Ich blieb auf der Kanzel sitzen. Weit weg entdeckte ich ein Reh und noch weiter entfernt einen nächsten Fuchs auf der Wiese.
Die Sicht war ideal. Der abnehmende Mond schickte ein  leichtes Licht durch die geschlossene Wolkendecke und der Schnee erschien dadurch nicht zu hell. Alles zusammen bestens zur Jagd geeignet.
Ich dachte daran, dass ich nur noch selten Zeit finde, um auf Jagd zu gehen und solch eine schöne Ruhe hier draußen zu genießen. Wie oft fühlte ich mich an den Wochenenden so müde, dass ich mich zwingen musste, abends rauszugehen. Und da waren ja auch noch die anderen Pflichten, die das Bisschen freie Zeit fraßen.
Kurz nach Sechs machte ich mich fertig zum Abbaumen. Mein Mann war unterwegs, aber den Kindern hatte ich versprochen, bis halb Sieben zu Hause zu sein. Als ich aus der Kanzeltür klettern wollte, huschte ein Fuchs direkt unter mir hindurch in Richtung  Dickung. Wo bitte kam der denn her? Der übliche Kontrollblick vor dem Abbaumen hatte nichts in Anblick gebracht.
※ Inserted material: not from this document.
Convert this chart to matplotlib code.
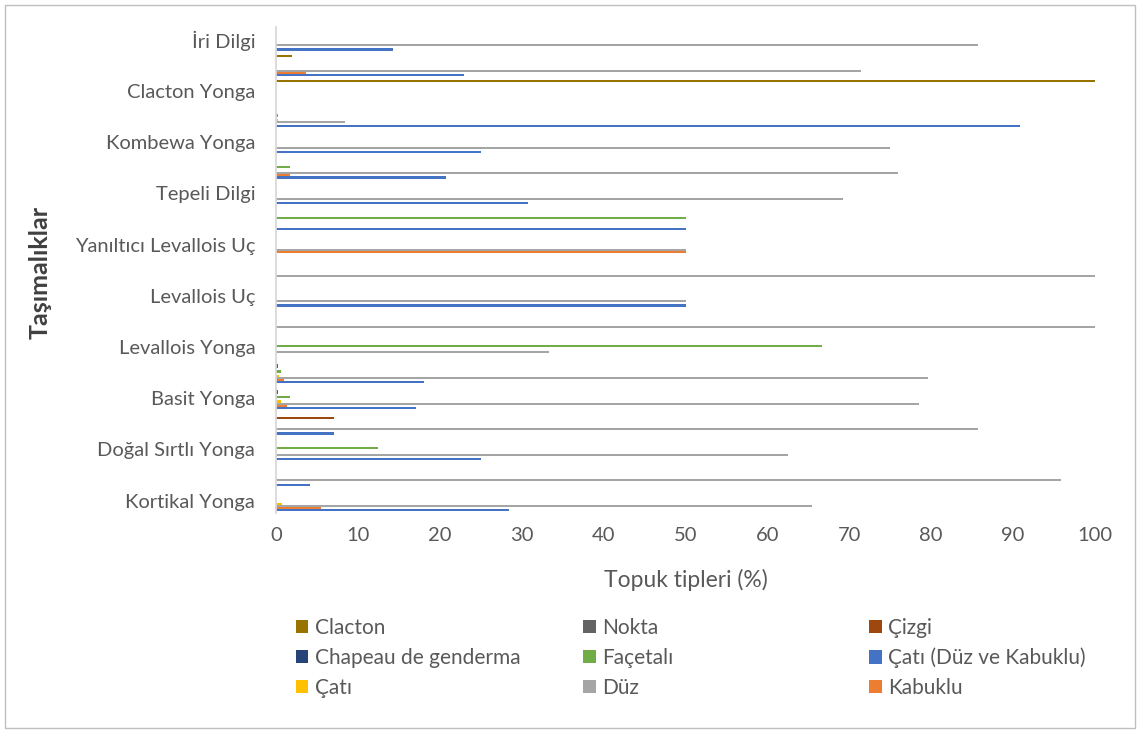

Hinsetzen, warten, nichts tat sich. Ich stand bereits wieder auf der Kanzelleiter, da sah ich entweder diesen oder noch einen anderen Fuchs nur wenige Meter vor der Kanzel, also Richtung Wiese. Leise, leise ... Zurück in die Kanzel, Fenster auf... Er schnürte direkt vor der Kanzel. Fast auf der gleichen Stelle, wie der erste Fuchs gestanden hatte, warf ihn der Schrotschuss nieder. „Den hast du endlich!“ dachte ich, denn er lag still.

Stolz zeig dich daheim den Prachtrüden den Kindern. Und um das Glück perfekt zu machen, fand am nächsten Vormittag mein Mann, denn ich musste ja wieder zur Arbeit, den von mir zuerst beschossenen Fuchs, eine Fähe. Sie lag gleich hinter dem ersten Baum. Innerhalb nur einer Stunde zwei Füchse erlegt. Ein herrlicher Anblick, als sie beide  nebeneinander am Haken des Schuppens hingen. Herrlichste balgbare Füchse, denn das war nicht immer so. Und nun stimmte auch die Treffpunktlage der Waffe wieder, mit der ich zuvor Probleme hatte. Meine kleine Jägerwelt war wieder in Ordnung.